Annual Government Fee Pay an annual fee of such amount as may be prescribed on or before its anniversary date of registration
Annual Solvency Certificate File with Labuan FSA an annual solvency certificate on or before its anniversary date of registration
Annual Tax Filing Annual tax return needs to be filed with the Malaysian Director General of Inland Revenue by 31 March of that year of assessment. Normally, an extension of time for filing is allowed by the Inland Revenue.


C. Labuan IBFC Tax System

LBATA governs the imposition, assessment and collection of tax on a Labuan business activity carried on by a Labuan entity in, from or through Labuan. Only Labuan entities carrying on a Labuan business activity are chargeable to tax under the LBATA. Labuan entities that carry on a non-Labuan business activity are subject to the provisions of the Malaysian Income Tax Act, 1967 (ITA).

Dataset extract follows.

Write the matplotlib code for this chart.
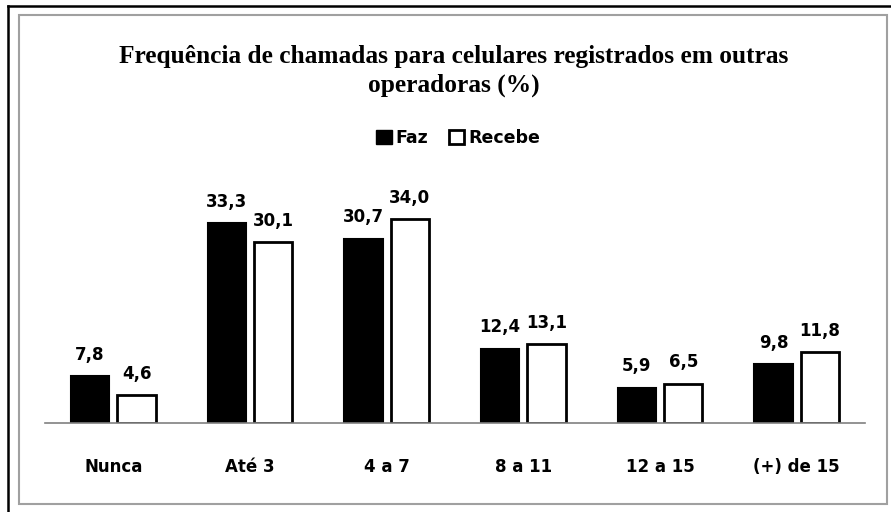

“Entity” in LBATA also includes Labuan Limited Partnership and Labuan LLP registered under the Labuan Limited Partnerships and Limited Liability Partnerships Act, 2010

“Labuan non-trading activity” means an activity relating to the holding of investments in securities, stock, shares, loans, deposits or any other properties by a Labuan entity on its own behalf. Such activity is not subject to tax under LBATA.

“Labuan trading activity” includes banking, insurance, trading, management, licensing, shipping operations or any other activity which is not a Labuan non-trading activity. The Labuan entity shall pay either 3% of net profits as per audited accounts OR RM20,000/- upon election annually.

Labuan entity carrying on both Labuan trading and non-trading activities will be deemed to be carrying on Labuan trading activities. Hence, it will have the same tax treatment as those undertaking Labuan trading activity mentioned above.